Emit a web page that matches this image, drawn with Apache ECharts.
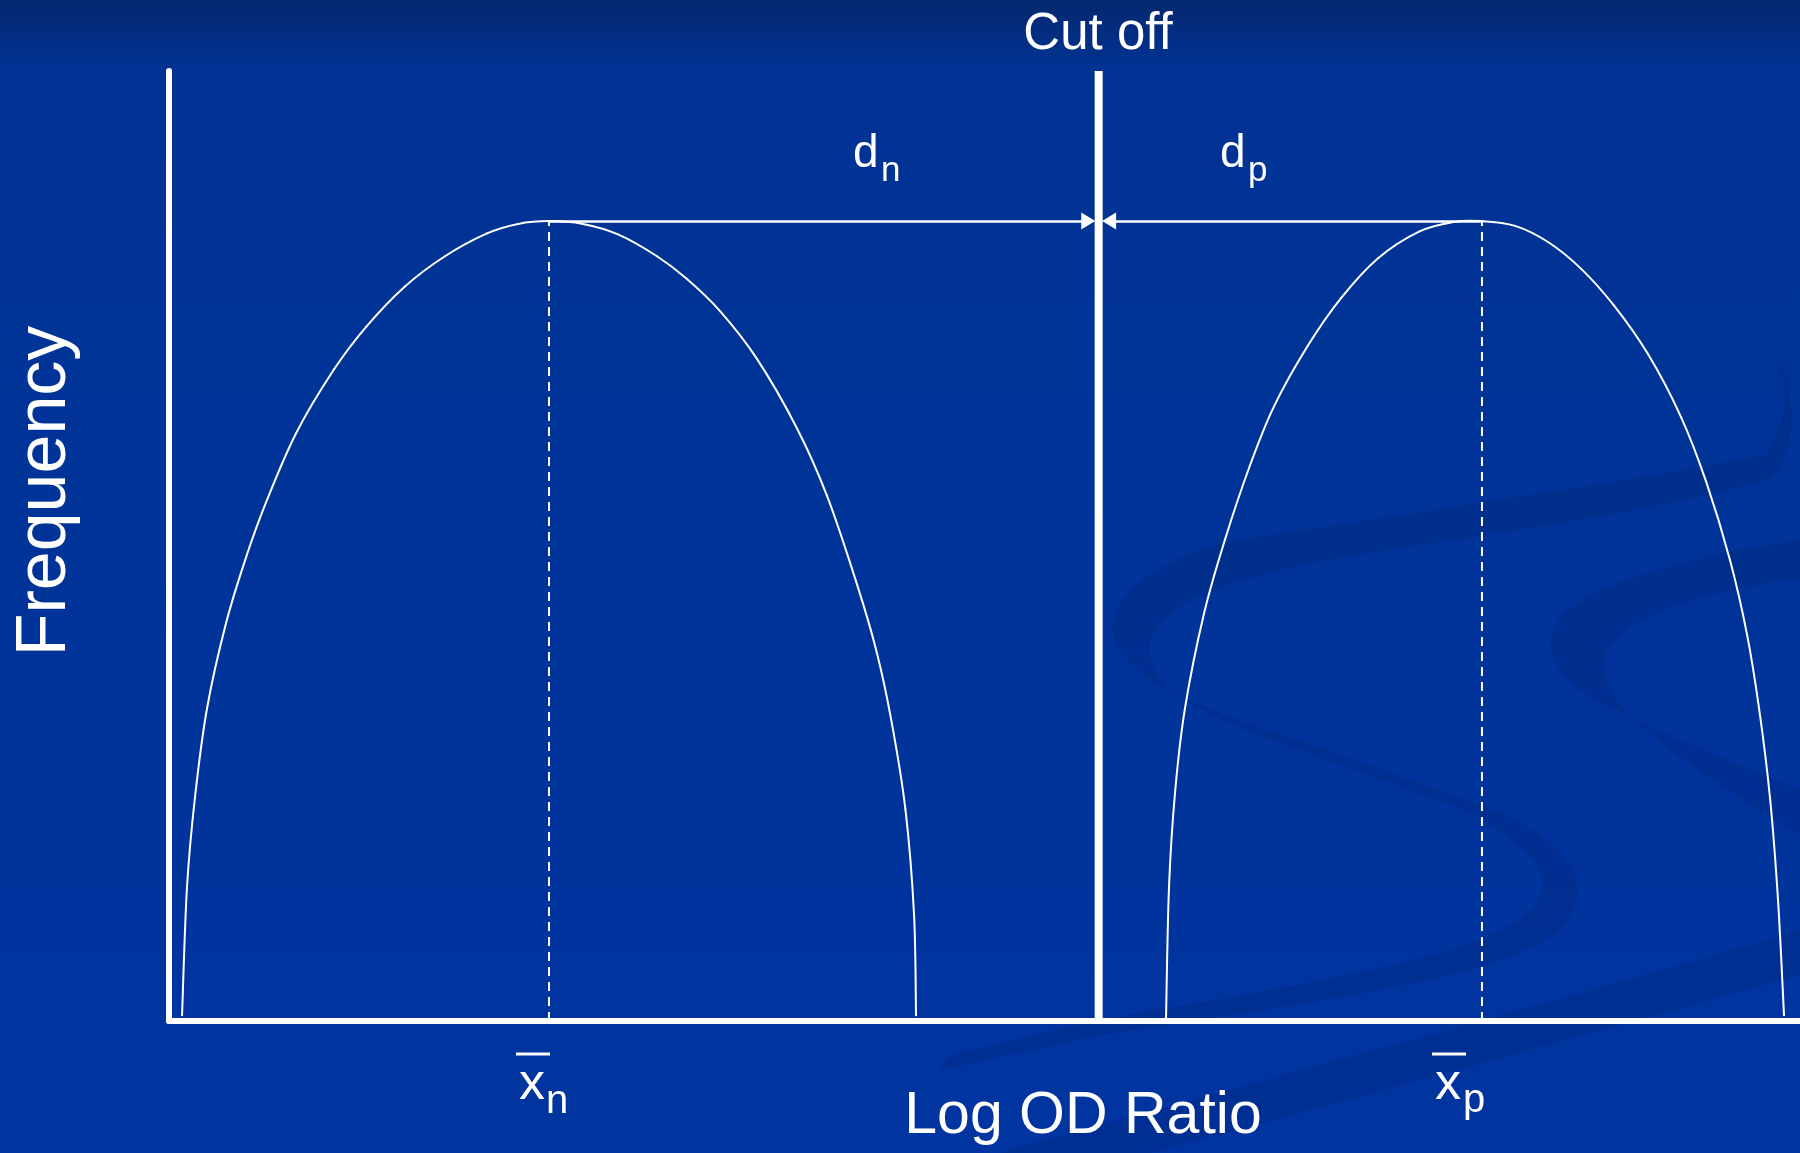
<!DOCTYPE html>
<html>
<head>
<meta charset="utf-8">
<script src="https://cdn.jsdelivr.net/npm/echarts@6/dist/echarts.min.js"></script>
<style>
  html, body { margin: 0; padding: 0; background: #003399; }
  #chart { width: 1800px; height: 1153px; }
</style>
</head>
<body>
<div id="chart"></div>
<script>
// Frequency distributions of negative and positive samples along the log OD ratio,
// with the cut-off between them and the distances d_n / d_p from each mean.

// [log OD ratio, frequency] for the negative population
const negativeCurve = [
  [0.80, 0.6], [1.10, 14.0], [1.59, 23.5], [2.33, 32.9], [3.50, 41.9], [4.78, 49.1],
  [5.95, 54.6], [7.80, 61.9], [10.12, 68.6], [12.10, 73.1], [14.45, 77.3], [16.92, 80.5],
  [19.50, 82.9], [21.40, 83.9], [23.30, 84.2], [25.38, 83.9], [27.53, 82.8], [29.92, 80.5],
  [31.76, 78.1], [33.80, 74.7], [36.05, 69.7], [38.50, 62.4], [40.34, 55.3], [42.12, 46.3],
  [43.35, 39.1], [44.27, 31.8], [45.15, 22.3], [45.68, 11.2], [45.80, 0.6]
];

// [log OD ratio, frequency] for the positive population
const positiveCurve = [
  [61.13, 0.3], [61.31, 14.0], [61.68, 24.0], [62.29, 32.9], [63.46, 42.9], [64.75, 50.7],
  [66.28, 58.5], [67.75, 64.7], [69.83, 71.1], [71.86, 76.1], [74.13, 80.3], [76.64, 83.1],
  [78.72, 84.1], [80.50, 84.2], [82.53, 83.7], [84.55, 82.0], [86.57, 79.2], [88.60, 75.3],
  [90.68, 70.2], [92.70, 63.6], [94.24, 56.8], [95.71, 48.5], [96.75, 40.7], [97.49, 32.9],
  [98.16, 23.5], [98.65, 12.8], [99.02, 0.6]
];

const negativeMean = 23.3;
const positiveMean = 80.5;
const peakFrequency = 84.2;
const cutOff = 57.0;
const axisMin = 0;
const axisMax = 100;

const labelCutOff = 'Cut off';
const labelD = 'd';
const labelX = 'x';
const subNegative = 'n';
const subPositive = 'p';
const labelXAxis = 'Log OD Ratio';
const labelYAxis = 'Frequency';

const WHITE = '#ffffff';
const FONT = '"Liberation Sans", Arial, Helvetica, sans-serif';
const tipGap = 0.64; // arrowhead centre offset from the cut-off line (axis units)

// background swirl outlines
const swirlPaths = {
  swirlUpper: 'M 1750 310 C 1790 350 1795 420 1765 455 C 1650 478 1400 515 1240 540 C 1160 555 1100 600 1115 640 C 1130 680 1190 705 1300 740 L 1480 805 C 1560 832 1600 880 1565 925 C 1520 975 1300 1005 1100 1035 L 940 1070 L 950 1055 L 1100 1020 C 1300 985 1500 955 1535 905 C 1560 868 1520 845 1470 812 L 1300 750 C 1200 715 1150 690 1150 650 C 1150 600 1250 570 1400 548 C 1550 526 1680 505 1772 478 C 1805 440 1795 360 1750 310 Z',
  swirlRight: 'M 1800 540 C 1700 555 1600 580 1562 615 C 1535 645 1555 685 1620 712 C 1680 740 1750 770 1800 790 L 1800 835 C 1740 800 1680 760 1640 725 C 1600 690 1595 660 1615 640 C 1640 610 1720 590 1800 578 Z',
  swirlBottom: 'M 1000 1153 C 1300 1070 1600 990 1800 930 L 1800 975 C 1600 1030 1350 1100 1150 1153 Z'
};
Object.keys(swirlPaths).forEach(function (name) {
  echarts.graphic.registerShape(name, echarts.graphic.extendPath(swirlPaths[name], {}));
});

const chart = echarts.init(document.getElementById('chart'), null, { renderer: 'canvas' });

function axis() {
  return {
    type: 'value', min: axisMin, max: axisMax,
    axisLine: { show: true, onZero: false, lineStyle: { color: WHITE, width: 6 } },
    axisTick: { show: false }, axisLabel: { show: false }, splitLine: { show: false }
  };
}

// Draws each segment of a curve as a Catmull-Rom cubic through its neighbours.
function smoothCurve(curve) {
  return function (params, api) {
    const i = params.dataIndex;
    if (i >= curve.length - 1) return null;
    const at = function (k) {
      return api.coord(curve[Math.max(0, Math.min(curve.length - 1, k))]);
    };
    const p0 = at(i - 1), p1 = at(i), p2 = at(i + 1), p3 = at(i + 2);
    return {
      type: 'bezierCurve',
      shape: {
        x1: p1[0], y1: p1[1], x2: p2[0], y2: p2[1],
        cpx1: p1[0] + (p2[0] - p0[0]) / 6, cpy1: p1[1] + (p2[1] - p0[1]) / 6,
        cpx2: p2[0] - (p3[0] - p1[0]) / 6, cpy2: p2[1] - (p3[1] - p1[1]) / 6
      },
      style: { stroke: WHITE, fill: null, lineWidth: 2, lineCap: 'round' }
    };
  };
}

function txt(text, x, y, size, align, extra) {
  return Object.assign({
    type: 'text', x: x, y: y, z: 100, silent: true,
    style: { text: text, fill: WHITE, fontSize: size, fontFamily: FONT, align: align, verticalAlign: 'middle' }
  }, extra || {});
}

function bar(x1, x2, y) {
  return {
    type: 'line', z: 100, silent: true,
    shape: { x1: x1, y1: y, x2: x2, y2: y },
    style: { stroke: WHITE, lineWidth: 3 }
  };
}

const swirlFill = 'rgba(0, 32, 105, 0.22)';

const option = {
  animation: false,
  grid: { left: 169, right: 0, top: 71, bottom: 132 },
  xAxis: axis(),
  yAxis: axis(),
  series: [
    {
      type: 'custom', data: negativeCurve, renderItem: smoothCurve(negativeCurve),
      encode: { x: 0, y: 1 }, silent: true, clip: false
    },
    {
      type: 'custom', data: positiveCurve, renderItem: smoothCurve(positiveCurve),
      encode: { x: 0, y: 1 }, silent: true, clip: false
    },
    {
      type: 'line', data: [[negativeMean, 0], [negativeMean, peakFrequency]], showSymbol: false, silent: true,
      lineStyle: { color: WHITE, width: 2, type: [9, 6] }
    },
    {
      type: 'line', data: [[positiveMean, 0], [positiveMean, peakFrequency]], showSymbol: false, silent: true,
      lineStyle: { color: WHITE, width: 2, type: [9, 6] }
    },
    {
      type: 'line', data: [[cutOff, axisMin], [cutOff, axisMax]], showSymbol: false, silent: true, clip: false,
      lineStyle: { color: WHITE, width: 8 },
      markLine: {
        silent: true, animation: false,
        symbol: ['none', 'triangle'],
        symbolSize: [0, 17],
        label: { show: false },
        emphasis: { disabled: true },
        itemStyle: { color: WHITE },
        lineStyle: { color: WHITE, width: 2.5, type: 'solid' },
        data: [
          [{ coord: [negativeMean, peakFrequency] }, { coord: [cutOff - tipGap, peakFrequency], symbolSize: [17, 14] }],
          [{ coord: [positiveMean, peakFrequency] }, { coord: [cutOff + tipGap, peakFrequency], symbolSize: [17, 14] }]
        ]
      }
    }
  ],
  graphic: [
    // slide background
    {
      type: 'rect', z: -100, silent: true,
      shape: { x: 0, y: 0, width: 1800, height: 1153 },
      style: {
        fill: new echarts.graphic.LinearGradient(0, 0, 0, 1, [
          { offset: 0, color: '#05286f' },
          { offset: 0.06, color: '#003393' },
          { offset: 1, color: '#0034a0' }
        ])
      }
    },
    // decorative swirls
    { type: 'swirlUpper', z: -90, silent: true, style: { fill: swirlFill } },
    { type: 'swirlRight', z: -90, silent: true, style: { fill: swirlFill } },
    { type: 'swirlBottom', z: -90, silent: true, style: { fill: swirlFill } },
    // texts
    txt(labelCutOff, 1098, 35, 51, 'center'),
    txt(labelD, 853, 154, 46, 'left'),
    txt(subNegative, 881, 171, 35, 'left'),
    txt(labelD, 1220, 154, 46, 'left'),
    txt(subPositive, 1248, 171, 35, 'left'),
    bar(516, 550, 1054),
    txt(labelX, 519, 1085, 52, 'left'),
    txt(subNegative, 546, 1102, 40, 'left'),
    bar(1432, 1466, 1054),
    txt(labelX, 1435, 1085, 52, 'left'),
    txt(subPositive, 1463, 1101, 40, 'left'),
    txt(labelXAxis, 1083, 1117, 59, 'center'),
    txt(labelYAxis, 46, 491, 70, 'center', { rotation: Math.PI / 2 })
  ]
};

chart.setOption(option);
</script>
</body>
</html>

• • •

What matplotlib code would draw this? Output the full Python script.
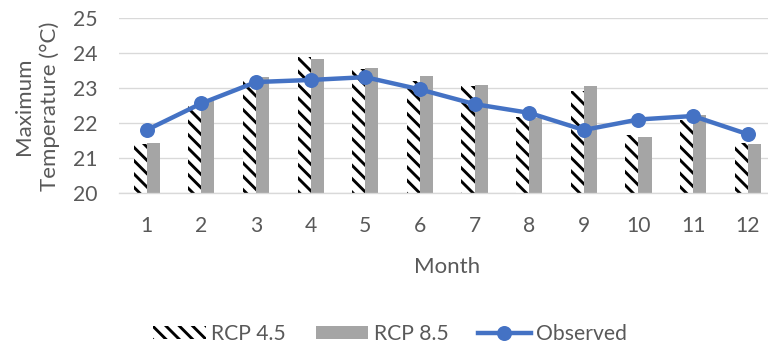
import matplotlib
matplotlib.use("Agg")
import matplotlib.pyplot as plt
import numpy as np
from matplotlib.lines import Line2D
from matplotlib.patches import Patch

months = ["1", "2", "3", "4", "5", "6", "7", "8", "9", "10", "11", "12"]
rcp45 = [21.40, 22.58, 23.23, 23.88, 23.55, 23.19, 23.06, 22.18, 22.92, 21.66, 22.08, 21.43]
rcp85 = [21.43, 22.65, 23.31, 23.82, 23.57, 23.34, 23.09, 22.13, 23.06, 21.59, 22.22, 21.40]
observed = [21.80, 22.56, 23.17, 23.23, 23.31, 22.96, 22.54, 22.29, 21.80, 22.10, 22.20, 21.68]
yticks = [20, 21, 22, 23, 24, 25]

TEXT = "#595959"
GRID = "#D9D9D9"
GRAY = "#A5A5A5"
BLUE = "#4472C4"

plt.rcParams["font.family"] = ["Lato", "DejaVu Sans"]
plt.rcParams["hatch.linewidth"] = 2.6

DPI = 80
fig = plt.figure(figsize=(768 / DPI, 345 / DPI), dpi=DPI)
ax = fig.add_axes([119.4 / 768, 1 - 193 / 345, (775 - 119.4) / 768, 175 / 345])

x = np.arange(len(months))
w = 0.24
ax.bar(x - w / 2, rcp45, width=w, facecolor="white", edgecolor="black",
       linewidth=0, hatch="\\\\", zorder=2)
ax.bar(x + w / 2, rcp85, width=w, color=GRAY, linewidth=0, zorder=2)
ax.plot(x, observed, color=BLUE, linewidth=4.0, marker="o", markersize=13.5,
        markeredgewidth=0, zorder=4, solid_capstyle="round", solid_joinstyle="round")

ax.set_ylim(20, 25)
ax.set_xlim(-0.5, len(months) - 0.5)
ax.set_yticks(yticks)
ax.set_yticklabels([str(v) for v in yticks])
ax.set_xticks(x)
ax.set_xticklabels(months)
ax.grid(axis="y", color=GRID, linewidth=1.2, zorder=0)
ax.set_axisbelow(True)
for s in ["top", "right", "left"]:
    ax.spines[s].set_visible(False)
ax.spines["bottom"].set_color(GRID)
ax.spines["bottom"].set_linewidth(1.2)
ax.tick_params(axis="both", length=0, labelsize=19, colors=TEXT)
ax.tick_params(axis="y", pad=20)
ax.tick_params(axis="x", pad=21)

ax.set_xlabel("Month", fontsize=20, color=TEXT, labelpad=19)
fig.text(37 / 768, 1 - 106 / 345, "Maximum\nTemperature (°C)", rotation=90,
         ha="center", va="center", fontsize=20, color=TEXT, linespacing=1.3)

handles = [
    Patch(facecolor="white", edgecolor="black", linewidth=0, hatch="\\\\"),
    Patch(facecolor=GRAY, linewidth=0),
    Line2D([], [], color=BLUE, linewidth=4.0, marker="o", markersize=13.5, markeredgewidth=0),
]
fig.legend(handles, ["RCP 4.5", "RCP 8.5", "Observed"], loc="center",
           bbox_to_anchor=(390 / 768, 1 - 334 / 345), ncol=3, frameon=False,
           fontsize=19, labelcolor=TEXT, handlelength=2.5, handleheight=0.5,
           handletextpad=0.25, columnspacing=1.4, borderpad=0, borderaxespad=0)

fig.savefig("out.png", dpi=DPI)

• • •

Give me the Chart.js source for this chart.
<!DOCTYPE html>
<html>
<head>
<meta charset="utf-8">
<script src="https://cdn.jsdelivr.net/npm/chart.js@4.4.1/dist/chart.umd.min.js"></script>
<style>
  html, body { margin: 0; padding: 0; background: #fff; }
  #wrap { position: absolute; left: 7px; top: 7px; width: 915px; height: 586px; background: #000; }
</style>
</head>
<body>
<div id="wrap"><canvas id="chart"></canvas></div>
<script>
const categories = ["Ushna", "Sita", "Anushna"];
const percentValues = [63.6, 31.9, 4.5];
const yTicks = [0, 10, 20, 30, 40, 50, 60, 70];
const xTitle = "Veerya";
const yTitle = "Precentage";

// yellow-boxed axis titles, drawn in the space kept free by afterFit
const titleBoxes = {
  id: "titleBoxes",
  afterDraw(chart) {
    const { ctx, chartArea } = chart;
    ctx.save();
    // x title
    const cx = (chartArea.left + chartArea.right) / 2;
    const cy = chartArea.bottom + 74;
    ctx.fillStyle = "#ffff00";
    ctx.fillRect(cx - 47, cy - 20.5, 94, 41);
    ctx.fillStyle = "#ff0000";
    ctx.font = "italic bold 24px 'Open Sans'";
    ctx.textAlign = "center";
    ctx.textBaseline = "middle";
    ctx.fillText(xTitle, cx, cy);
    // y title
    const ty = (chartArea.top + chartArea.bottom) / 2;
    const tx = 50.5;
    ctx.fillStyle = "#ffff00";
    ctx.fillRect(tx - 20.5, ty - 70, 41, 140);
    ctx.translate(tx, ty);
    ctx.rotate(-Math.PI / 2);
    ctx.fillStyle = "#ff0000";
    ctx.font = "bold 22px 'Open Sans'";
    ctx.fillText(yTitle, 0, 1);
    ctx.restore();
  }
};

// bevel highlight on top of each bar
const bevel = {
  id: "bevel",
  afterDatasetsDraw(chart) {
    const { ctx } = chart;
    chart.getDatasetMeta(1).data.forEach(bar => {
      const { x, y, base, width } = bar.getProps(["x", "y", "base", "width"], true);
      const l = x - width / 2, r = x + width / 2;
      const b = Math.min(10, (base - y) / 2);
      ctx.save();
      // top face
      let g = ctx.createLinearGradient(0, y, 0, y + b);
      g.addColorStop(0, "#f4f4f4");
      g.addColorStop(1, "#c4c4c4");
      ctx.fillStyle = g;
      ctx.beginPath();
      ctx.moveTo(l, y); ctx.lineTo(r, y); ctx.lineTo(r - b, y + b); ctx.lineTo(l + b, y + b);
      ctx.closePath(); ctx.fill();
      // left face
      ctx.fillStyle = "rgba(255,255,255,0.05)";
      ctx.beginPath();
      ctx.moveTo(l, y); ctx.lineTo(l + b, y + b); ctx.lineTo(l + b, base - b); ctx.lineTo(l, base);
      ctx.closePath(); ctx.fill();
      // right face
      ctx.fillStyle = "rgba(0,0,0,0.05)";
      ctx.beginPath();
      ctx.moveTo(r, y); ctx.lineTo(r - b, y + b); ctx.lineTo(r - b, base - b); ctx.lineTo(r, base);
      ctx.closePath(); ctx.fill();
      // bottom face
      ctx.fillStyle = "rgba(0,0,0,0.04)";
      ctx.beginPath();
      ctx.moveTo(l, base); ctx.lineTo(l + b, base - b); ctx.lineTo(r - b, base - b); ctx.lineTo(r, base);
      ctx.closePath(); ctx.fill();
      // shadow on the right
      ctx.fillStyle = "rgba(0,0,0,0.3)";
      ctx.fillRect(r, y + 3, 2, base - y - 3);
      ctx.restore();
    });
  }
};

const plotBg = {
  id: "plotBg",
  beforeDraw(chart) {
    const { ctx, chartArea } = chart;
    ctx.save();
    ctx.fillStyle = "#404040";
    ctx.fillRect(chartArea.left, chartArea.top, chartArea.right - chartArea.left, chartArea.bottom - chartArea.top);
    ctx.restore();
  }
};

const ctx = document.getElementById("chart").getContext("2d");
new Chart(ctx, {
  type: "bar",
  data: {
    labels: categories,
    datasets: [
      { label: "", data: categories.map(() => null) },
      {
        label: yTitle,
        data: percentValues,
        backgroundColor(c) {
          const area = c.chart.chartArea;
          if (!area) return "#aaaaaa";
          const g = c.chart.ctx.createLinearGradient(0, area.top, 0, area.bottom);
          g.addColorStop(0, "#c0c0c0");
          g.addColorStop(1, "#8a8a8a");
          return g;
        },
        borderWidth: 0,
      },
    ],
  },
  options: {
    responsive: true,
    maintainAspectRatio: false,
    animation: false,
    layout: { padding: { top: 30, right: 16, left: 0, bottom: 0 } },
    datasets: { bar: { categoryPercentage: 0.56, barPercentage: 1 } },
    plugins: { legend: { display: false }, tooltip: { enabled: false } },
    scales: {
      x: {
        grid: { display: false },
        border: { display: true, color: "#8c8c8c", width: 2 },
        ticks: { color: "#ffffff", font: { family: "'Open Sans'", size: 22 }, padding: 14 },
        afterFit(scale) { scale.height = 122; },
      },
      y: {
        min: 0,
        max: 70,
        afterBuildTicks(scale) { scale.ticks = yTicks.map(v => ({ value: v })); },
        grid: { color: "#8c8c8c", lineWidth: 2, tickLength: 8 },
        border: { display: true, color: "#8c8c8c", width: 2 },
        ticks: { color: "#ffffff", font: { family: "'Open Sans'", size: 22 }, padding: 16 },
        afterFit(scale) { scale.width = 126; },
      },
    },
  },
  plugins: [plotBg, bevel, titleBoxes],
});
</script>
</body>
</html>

• • •

■ **Stated exercise**
Lines containing the word "matplotlib" must all be returned from the material above.

■ **Completed exercise**
What matplotlib code would draw this? Output the full Python script.
import matplotlib
matplotlib.use("Agg")
import matplotlib.pyplot as plt
from matplotlib.lines import Line2D
from matplotlib.patches import Patch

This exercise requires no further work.